Records shown:
━━━━━━━━━━━━━━━━━━━━━━━━━━━━━━

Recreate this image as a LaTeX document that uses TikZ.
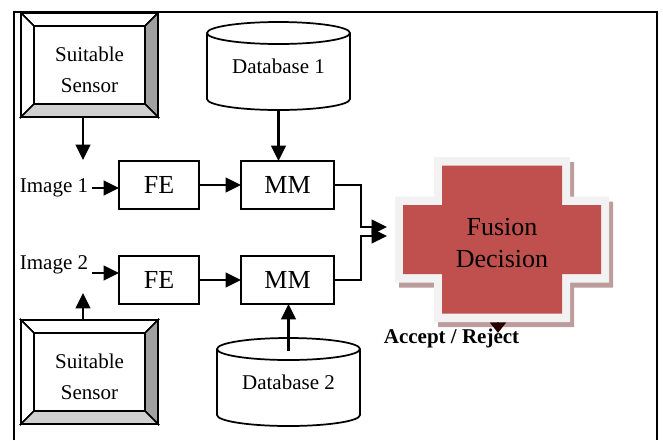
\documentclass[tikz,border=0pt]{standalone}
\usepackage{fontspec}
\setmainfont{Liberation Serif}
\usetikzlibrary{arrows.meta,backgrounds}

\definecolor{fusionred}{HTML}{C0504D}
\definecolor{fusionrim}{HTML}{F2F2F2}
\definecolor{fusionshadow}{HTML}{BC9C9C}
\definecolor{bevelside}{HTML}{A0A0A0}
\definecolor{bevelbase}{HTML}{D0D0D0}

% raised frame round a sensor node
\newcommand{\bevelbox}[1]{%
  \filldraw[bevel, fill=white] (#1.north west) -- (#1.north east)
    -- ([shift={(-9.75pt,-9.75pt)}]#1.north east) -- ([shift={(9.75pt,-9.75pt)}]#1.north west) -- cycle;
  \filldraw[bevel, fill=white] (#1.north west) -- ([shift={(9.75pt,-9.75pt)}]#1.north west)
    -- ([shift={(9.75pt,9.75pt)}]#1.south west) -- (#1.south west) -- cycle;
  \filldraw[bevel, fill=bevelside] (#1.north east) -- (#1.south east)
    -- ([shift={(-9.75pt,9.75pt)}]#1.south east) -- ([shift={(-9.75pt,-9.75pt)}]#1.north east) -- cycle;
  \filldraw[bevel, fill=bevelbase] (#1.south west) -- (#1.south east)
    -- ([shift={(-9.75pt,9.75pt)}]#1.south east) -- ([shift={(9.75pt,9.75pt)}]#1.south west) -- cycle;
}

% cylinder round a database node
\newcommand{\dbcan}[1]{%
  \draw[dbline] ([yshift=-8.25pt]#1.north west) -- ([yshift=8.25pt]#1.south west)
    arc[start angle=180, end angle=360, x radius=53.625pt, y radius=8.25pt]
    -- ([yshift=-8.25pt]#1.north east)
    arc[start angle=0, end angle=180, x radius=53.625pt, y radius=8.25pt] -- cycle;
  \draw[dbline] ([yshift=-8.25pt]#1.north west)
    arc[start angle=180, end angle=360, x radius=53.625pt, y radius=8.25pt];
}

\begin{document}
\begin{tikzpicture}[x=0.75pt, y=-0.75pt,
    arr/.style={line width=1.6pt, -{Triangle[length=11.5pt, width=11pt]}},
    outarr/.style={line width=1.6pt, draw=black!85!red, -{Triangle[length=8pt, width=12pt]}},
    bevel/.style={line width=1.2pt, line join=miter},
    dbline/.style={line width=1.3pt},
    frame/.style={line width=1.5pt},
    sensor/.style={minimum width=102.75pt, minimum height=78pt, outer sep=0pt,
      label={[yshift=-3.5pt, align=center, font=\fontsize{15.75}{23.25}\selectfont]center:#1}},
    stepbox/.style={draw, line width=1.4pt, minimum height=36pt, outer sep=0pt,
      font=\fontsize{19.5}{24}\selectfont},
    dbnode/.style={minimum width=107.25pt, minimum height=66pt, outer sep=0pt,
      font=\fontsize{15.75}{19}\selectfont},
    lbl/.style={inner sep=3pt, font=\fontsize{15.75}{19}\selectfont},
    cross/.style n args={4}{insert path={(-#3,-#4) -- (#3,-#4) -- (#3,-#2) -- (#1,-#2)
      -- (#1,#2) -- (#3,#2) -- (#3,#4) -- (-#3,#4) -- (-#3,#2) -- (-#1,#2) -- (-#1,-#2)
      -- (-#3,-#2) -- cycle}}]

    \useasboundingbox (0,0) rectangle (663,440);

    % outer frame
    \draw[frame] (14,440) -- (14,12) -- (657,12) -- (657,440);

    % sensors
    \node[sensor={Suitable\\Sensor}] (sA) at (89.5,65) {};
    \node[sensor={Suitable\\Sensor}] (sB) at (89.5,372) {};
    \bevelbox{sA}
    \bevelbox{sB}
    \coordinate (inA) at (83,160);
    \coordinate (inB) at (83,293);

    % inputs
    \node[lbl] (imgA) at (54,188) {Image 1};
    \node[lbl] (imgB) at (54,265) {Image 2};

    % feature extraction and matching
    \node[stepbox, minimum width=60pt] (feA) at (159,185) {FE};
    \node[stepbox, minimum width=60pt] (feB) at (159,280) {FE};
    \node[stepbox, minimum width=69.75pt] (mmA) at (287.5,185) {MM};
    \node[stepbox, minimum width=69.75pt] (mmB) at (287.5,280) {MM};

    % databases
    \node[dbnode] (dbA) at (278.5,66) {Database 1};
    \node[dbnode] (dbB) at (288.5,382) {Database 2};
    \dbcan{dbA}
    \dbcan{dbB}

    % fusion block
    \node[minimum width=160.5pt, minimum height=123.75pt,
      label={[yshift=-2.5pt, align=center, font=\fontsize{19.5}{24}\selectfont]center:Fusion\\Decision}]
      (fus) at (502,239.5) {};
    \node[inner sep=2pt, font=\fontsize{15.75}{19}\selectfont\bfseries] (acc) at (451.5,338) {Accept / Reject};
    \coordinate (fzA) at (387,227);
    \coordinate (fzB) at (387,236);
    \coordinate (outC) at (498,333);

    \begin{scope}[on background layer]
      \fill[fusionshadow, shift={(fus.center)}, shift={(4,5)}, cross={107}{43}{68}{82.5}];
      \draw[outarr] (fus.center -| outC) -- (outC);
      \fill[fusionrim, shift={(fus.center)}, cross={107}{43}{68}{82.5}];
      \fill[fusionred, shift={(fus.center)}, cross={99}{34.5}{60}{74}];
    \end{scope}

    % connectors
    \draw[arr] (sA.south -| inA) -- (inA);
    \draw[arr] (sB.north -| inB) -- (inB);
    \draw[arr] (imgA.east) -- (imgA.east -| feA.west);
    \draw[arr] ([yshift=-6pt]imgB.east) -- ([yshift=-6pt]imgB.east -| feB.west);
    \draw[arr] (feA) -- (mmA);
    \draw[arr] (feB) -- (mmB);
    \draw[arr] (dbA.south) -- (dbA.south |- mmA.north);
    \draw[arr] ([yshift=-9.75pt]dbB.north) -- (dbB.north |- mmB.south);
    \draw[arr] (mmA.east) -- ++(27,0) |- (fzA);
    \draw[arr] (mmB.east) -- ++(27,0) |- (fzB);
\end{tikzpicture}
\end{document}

━━━━━━━━━━━━━━━━━━━━━━━━━━━━━━

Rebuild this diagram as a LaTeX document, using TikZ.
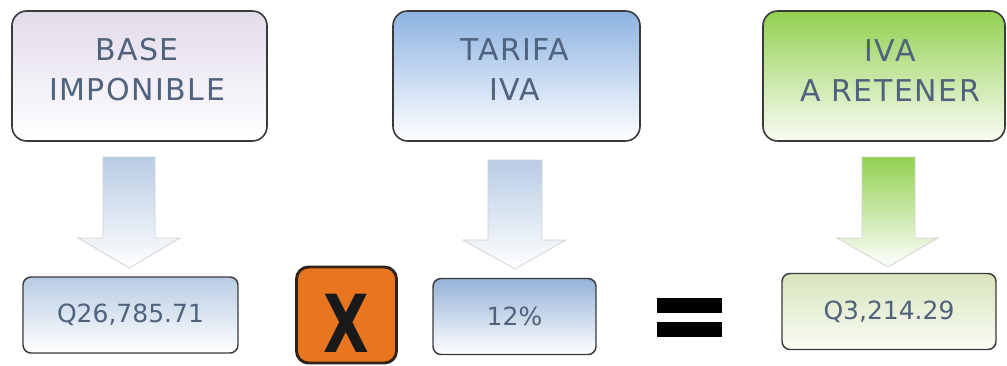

━━━━━━━━━━━━━━━━━━━━━━━━━━━━━━

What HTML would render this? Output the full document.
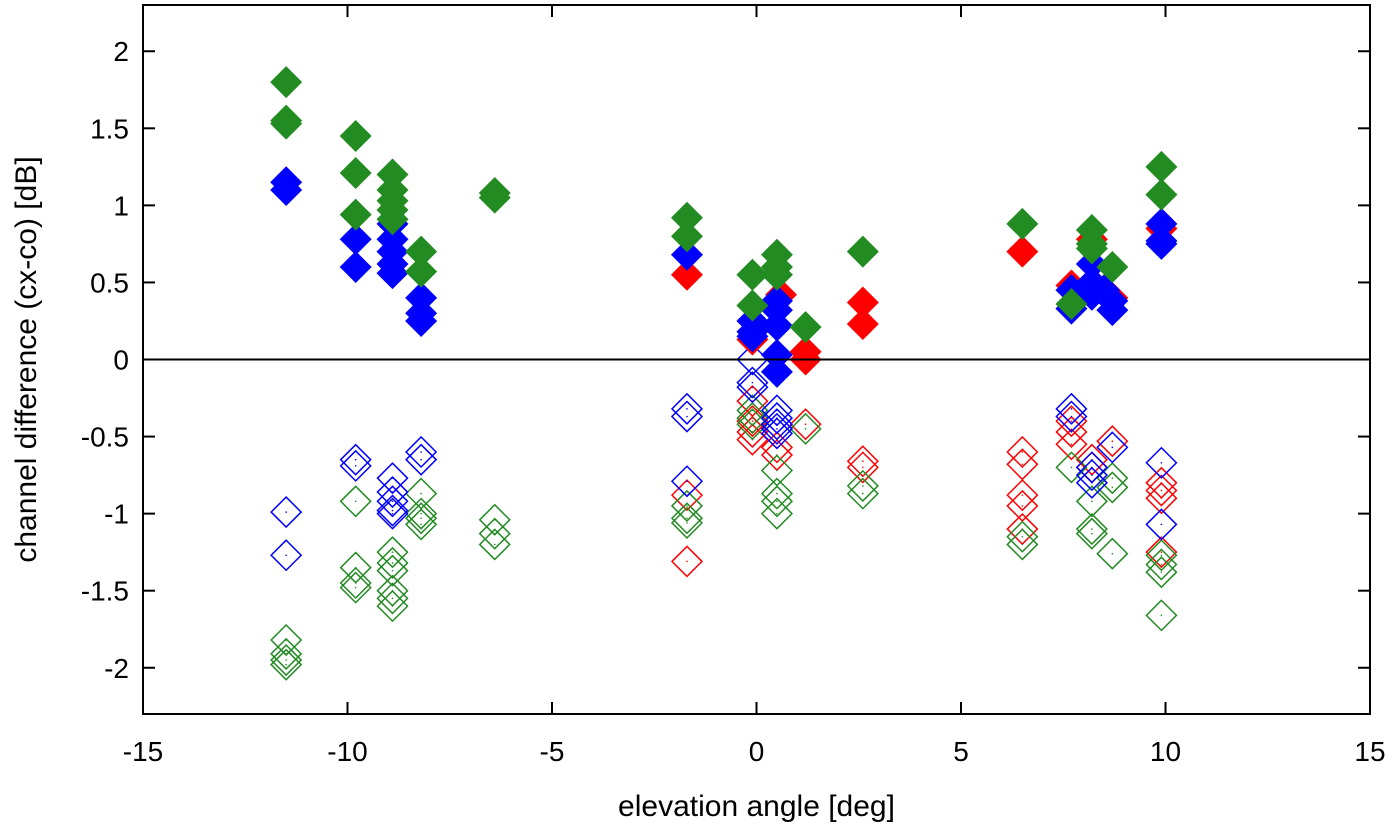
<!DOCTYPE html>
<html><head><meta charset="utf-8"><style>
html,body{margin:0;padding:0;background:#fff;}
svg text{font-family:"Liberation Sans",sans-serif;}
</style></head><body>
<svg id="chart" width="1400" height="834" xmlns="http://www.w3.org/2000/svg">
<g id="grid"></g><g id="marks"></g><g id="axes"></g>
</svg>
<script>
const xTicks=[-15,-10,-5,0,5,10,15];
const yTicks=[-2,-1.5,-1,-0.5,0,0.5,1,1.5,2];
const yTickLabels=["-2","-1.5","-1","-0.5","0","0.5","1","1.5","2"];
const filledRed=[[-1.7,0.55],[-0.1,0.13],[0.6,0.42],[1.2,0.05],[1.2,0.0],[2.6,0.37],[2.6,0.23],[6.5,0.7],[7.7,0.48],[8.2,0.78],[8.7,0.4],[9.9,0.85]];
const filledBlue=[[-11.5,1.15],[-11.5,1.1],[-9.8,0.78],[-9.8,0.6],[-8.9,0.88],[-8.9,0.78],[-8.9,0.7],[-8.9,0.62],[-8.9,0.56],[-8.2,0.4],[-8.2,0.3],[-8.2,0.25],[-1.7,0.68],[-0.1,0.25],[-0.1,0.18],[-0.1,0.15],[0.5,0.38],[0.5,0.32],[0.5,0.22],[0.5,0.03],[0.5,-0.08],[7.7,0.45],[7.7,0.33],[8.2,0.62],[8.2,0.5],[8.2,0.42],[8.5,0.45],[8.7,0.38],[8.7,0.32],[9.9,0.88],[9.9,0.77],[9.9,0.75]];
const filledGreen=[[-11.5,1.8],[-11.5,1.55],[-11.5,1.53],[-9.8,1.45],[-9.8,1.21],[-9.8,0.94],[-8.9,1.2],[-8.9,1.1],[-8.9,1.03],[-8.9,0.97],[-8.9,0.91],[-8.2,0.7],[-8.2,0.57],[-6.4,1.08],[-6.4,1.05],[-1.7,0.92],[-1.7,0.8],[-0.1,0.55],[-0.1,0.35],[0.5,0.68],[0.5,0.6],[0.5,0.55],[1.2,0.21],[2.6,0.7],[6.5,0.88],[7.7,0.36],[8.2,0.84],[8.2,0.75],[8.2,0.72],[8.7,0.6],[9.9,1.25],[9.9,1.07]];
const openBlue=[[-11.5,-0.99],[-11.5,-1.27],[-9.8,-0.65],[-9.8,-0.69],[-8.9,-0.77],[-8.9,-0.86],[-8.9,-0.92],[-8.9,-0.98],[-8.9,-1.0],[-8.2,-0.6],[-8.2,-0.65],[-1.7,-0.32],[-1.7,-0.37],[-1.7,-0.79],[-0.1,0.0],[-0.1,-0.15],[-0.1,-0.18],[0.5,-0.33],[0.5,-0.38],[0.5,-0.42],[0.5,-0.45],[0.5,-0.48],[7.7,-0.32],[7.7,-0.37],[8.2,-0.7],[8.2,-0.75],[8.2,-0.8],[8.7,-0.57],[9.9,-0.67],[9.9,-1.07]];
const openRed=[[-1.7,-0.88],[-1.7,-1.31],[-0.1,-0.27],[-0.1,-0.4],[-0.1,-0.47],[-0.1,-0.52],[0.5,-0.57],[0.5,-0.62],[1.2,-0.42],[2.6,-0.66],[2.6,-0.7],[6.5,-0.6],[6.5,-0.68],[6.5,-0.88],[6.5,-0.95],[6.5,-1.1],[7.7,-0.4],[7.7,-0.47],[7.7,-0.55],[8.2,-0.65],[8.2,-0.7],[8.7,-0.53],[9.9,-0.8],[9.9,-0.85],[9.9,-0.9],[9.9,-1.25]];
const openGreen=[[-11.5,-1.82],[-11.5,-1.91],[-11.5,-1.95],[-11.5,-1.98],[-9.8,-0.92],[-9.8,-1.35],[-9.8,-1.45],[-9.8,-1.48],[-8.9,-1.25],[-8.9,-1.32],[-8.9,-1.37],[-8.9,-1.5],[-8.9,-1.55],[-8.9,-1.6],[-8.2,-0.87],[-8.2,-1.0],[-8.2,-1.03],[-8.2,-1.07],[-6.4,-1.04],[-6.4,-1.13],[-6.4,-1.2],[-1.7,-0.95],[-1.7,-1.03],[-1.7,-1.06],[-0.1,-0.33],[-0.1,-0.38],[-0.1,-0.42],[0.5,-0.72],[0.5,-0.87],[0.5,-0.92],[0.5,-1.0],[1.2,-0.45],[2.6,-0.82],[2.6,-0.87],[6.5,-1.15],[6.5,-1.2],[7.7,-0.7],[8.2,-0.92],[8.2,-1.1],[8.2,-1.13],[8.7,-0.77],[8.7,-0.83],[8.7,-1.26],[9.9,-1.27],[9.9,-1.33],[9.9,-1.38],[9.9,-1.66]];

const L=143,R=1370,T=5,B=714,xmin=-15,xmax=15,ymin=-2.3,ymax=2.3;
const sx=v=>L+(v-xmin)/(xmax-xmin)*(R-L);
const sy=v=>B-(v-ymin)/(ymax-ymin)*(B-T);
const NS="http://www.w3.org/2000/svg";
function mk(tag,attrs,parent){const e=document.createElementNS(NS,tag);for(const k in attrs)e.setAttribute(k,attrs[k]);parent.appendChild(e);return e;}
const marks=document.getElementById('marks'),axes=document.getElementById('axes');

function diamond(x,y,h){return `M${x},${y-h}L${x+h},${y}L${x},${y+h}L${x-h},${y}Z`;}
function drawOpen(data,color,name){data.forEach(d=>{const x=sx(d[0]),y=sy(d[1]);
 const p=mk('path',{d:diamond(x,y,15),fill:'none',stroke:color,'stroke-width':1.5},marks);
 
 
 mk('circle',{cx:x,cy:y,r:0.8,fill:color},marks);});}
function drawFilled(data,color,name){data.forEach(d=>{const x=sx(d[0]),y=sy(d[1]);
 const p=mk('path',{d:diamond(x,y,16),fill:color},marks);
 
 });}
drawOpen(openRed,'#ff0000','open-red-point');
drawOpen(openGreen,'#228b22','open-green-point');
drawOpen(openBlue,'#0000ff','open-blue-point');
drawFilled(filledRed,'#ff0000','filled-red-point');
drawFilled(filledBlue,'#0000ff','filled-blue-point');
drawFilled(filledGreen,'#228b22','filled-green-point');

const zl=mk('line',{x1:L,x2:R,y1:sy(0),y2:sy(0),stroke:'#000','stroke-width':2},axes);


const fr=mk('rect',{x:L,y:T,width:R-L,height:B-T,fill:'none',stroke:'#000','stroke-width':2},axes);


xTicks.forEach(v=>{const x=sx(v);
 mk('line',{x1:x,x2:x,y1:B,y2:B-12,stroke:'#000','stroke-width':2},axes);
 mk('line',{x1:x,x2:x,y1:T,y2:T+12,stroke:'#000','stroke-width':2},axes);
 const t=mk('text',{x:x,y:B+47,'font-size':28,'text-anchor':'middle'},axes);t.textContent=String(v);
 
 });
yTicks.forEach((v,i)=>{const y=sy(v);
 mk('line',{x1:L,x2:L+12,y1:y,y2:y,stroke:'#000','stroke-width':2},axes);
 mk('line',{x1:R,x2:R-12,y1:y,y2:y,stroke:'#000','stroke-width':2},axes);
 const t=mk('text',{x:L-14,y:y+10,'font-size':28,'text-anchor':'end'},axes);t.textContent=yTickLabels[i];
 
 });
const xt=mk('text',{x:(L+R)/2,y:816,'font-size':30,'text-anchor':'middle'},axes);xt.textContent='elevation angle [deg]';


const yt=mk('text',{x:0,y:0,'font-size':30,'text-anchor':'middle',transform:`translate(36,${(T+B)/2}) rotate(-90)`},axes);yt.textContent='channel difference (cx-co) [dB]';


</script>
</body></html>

━━━━━━━━━━━━━━━━━━━━━━━━━━━━━━

Stated exercise: Go through the entries and return each line where the word "this" appears.

Complete output:
Recreate this image as a LaTeX document that uses TikZ.
Rebuild this diagram as a LaTeX document, using TikZ.
What HTML would render this? Output the full document.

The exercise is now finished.